Mr. Speaker, I have heard a lot from all sides of the House. I know there are members who feel very passionately about this. Those happen to be the very members who have actually taken the time to study this, who have not allowed CPPI or an oil company or the Competition Bureau to help them write their speech or to find out some kind of mythical idea about what this industry is all about.
The member for Tobique—Mactaquac and his colleague from Markham are good examples of people who simply do not want to engage in a real cerebral discussion of what this bill is all about. That is exactly why they do not want it to go to committee.
That member who comes from New Brunswick made a statement about the fact that everything is hunky-dory in this industry. He should look at the New Brunswick select committee all-party resolution of that province last year which indicated that we needed effective laws dealing with predatory pricing that currently do not exist.
I want to get into the Stentor question because Stentor has written a letter expressing surprise that it was possible for the Competition Bureau to go around looking for people to find opposition to the bill. It is kind of ironic that it is this bill which is in fact giving them the tools to resolve the problem that exists. Stentor may have a huge problem with respect to the power of the vertically integrated suppliers that relate to the Internet service provider.

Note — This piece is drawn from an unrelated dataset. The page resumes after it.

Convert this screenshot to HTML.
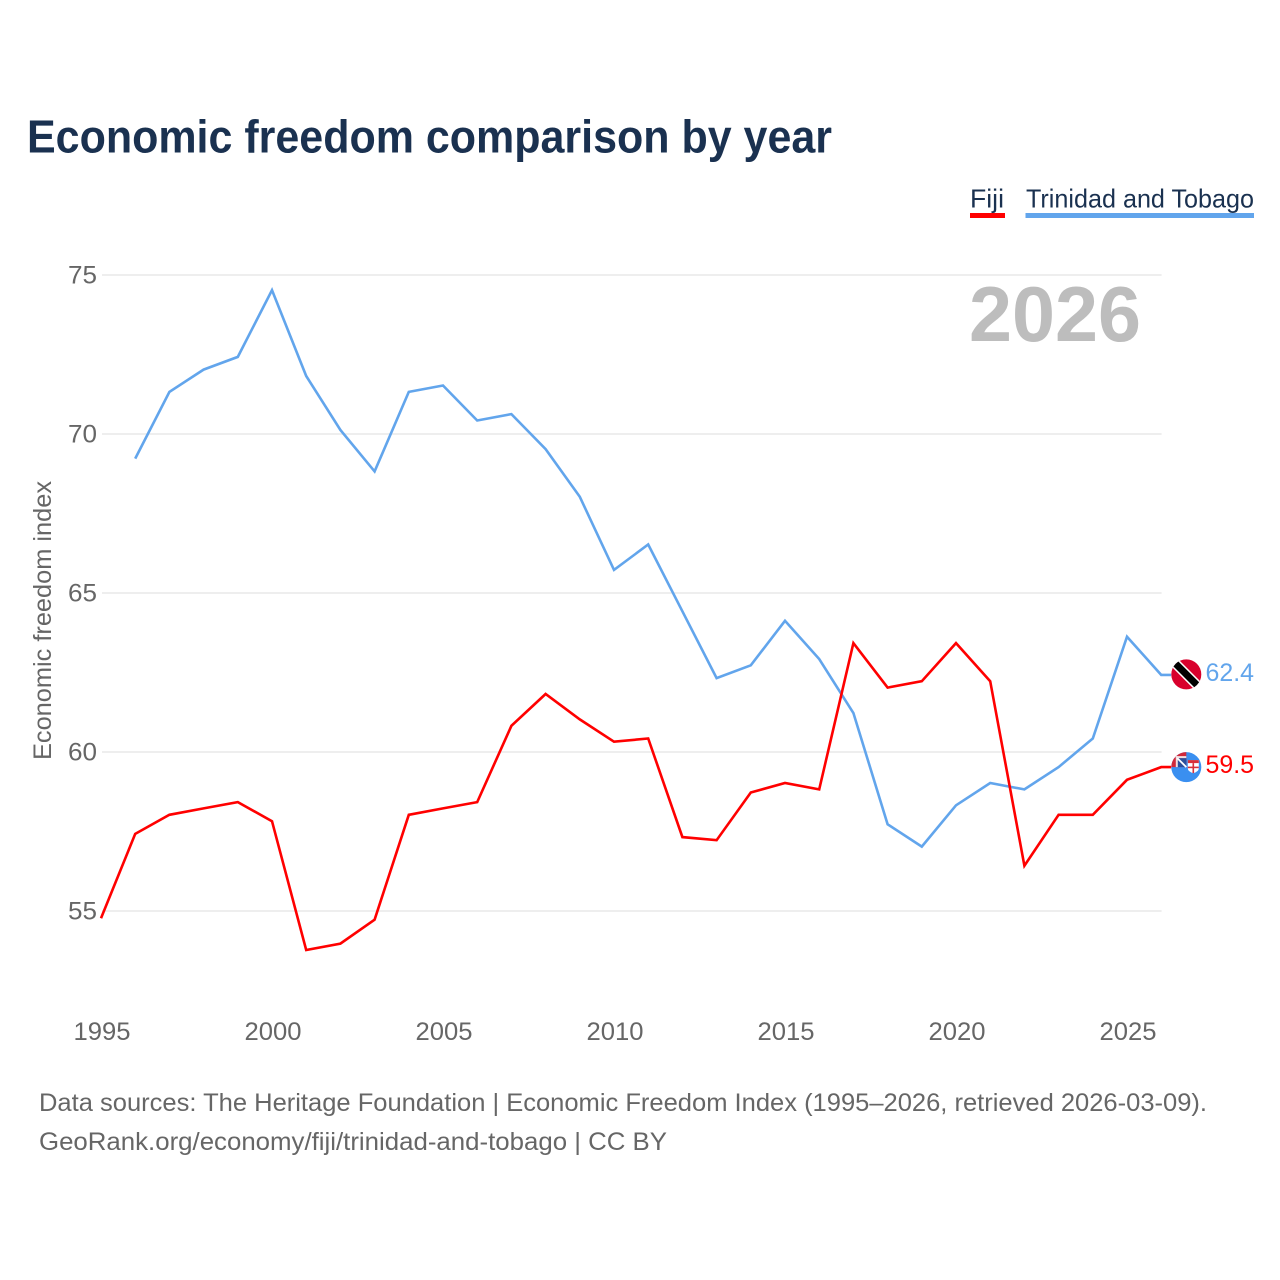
<!DOCTYPE html>
<html lang="en">
<head>
<meta charset="utf-8">
<title>Economic freedom comparison by year</title>
<style>
html,body{margin:0;padding:0;background:#fff;width:1280px;height:1280px;overflow:hidden}
svg{display:block}
text{font-family:"Liberation Sans",sans-serif}
</style>
</head>
<body>
<svg id="chart" width="1280" height="1280" viewBox="0 0 1280 1280" xmlns="http://www.w3.org/2000/svg">
  <rect width="1280" height="1280" fill="#fff"/>
  <text x="27" y="152.500" font-size="46" font-weight="700" fill="#1a3150" textLength="805" lengthAdjust="spacingAndGlyphs">Economic freedom comparison by year</text>

  <g>
    <g>
      <text x="970" y="207.500" font-size="26" fill="#1a3150" textLength="34" lengthAdjust="spacingAndGlyphs">Fiji</text>
      <rect x="970" y="213" width="35" height="5" fill="#ff0000"/>
    </g>
    <g>
      <text x="1026" y="207.500" font-size="26" fill="#1a3150" textLength="228" lengthAdjust="spacingAndGlyphs">Trinidad and Tobago</text>
      <rect x="1025.500" y="213" width="228.500" height="5" fill="#62a5ec"/>
    </g>
  </g>

  <g id="grid"></g>
  <g id="yticks"></g>
  <g id="xticks"></g>

  <text transform="translate(51,620.500) rotate(-90)" text-anchor="middle" font-size="25" fill="#666" textLength="279" lengthAdjust="spacingAndGlyphs">Economic freedom index</text>

  <text x="969" y="341" font-size="78" font-weight="700" fill="#bdbdbd" textLength="172" lengthAdjust="spacingAndGlyphs">2026</text>

  <g id="series"></g>

  <defs>
    <clipPath id="clip-tt"><circle id="clip-tt-c" r="15"/></clipPath>
    <clipPath id="clip-fj"><circle id="clip-fj-c" r="15"/></clipPath>
  </defs>
  <g id="flag-tt"></g>
  <g id="flag-fj"></g>
  <text id="value-tt" font-size="25" fill="#62a5ec"></text>
  <text id="value-fj" font-size="25" fill="#ff0000"></text>

  <text x="39" y="1111" font-size="25" fill="#666" textLength="1168" lengthAdjust="spacingAndGlyphs">Data sources: The Heritage Foundation | Economic Freedom Index (1995–2026, retrieved 2026-03-09).</text>
  <text x="39" y="1150" font-size="25" fill="#666" textLength="628" lengthAdjust="spacingAndGlyphs">GeoRank.org/economy/fiji/trinidad-and-tobago | CC BY</text>
</svg>

<script>
const years = [1995,1996,1997,1998,1999,2000,2001,2002,2003,2004,2005,2006,2007,2008,2009,2010,2011,2012,2013,2014,2015,2016,2017,2018,2019,2020,2021,2022,2023,2024,2025,2026];
const fijiValues = [54.75,57.4,58.0,58.2,58.4,57.8,53.75,53.95,54.7,58.0,58.2,58.4,60.8,61.8,61.0,60.3,60.4,57.3,57.2,58.7,59.0,58.8,63.4,62.0,62.2,63.4,62.2,56.4,58.0,58.0,59.1,59.5];
const trinidadValues = [null,69.2,71.3,72.0,72.4,74.5,71.8,70.1,68.8,71.3,71.5,70.4,70.6,69.5,68.0,65.7,66.5,64.4,62.3,62.7,64.1,62.9,61.2,57.7,57.0,58.3,59.0,58.8,59.5,60.4,63.6,62.4];
const yTickLabels = [55,60,65,70,75];
const xTickLabels = [1995,2000,2005,2010,2015,2020,2025];

const NS = 'http://www.w3.org/2000/svg';
const xScale = function (yr) { return 101 + (yr - 1995) * 34.2; };
const yScale = function (v) { return 910.2 - (v - 55) * 31.8; };
function mk(tag, attrs, parent) {
  const el = document.createElementNS(NS, tag);
  Object.keys(attrs).forEach(function (k) { el.setAttribute(k, attrs[k]); });
  parent.appendChild(el);
  return el;
}

const gridG = document.getElementById('grid');
const yG = document.getElementById('yticks');
yTickLabels.forEach(function (v) {
  const gy = yScale(v) + 0.8;
  const line = mk('line', {x1: 102, x2: 1161.6, y1: gy, y2: gy, stroke: '#e9e9e9', 'stroke-width': 1.6}, gridG);
  
  
  const t = mk('text', {x: 97, y: gy + 8.5, 'text-anchor': 'end', 'font-size': 25, fill: '#666', textLength: 29, lengthAdjust: 'spacingAndGlyphs'}, yG);
  t.textContent = v;
  
  
});

const xG = document.getElementById('xticks');
xTickLabels.forEach(function (yr) {
  const t = mk('text', {x: xScale(yr) + 1, y: 1040, 'text-anchor': 'middle', 'font-size': 25, fill: '#666', textLength: 57, lengthAdjust: 'spacingAndGlyphs'}, xG);
  t.textContent = yr;
  
  
});

function linePath(values) {
  const pts = [];
  values.forEach(function (v, i) {
    if (v !== null) pts.push(xScale(years[i]).toFixed(1) + ',' + yScale(v).toFixed(1));
  });
  const last = values[values.length - 1];
  pts.push((xScale(years[years.length - 1]) + 10).toFixed(1) + ',' + yScale(last).toFixed(1));
  return pts.join(' ');
}
const seriesG = document.getElementById('series');
const ttLine = mk('polyline', {points: linePath(trinidadValues), fill: 'none', stroke: '#62a5ec', 'stroke-width': 2.6, 'stroke-linejoin': 'miter'}, seriesG);


const fjLine = mk('polyline', {points: linePath(fijiValues), fill: 'none', stroke: '#ff0000', 'stroke-width': 2.6, 'stroke-linejoin': 'miter'}, seriesG);



/* End-of-line flags and labels */
const flagX = xScale(2026) + 25.1;
const ttY = yScale(trinidadValues[31]);
const fjY = yScale(fijiValues[31]);
const ttFlagY = ttY - 0.5;
const fjFlagY = fjY;

document.getElementById('clip-tt-c').setAttribute('cx', flagX);
document.getElementById('clip-tt-c').setAttribute('cy', ttFlagY);
document.getElementById('clip-fj-c').setAttribute('cx', flagX);
document.getElementById('clip-fj-c').setAttribute('cy', fjFlagY);

const tt = document.getElementById('flag-tt');
tt.setAttribute('clip-path', 'url(#clip-tt)');
mk('rect', {x: flagX - 16, y: ttFlagY - 16, width: 32, height: 32, fill: '#d8002c'}, tt);
mk('line', {x1: flagX - 16, y1: ttFlagY - 16, x2: flagX + 16, y2: ttFlagY + 16, stroke: '#fff', 'stroke-width': 10}, tt);
mk('line', {x1: flagX - 16, y1: ttFlagY - 16, x2: flagX + 16, y2: ttFlagY + 16, stroke: '#000', 'stroke-width': 7}, tt);

const fj = document.getElementById('flag-fj');
fj.setAttribute('clip-path', 'url(#clip-fj)');
mk('rect', {x: flagX - 16, y: fjFlagY - 16, width: 32, height: 32, fill: '#3a8ff0'}, fj);
/* canton */
mk('rect', {x: flagX - 15, y: fjFlagY - 16, width: 15, height: 16, fill: '#d0283a'}, fj);
mk('rect', {x: flagX - 9, y: fjFlagY - 9, width: 9, height: 9, fill: '#2a4f9c'}, fj);
mk('rect', {x: flagX - 10.500, y: fjFlagY - 11, width: 2, height: 11, fill: '#f2dfe0'}, fj);
mk('rect', {x: flagX - 10.500, y: fjFlagY - 11, width: 10.500, height: 2, fill: '#f2dfe0'}, fj);
mk('line', {x1: flagX - 9, y1: fjFlagY - 9, x2: flagX, y2: fjFlagY, stroke: '#fff', 'stroke-width': 1.8}, fj);
/* shield */
mk('path', {d: 'M' + (flagX + 1.5) + ' ' + (fjFlagY - 7) + 'h11v8q0 3.500-5.500 5q-5.500-1.500-5.500-5z', fill: '#fff'}, fj);
mk('rect', {x: flagX + 1.5, y: fjFlagY - 7, width: 11, height: 3, fill: '#d8303a'}, fj);
mk('rect', {x: flagX + 6.200, y: fjFlagY - 4, width: 1.600, height: 10, fill: '#d8303a'}, fj);
mk('rect', {x: flagX + 1.500, y: fjFlagY - 0.5, width: 11, height: 1.600, fill: '#d8303a'}, fj);

const vt = document.getElementById('value-tt');
vt.setAttribute('x', 1205.500);
vt.setAttribute('y', ttY + 6);
vt.setAttribute('textLength', 48.500);
vt.setAttribute('lengthAdjust', 'spacingAndGlyphs');
vt.textContent = trinidadValues[31].toFixed(1);

const vf = document.getElementById('value-fj');
vf.setAttribute('x', 1205.500);
vf.setAttribute('y', fjY + 6);
vf.setAttribute('textLength', 48.500);
vf.setAttribute('lengthAdjust', 'spacingAndGlyphs');
vf.textContent = fijiValues[31].toFixed(1);
</script>
</body>
</html>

The opposition is correct that the bill was about the oil industry, but it seems to me there are a lot of other industries and small businesses, which the people on the other side wish to advocate, that are being decimated day in and day out. That is not hypothetical; that is reality.
With respect to the retail industry, we are asking in Canada to do what the parent companies cannot do in the United States. The legislation is designed very specifically to bring the Competition Act up to speed with the rest of the world before we recognize that in Ontario, where gas prices have increased by eight cents a litre, it is not a function of competition.
I do not know what it takes for members of parliament to try to understand this issue. There were 20,000 retailers a few years ago. There are less than 10,000 now. There will probably be fewer in days to come.
Consumers across the country know that when gas prices move up uniformly or fall uniformly it is a function of the wholesalers that have absolute control over the retail price. They are not separate. They are not segregated. The bill simply tries to address a safeguard which, in summation, was the recommendation of the Competition Bureau in 1986.
I ask the House to put aside the biases, the willingness to play politics, to stand up for small business and to stand up for the truth. At the end of the day that would ensure what we do not have today in the oil industry in Canada, a truly competitive Canadian market.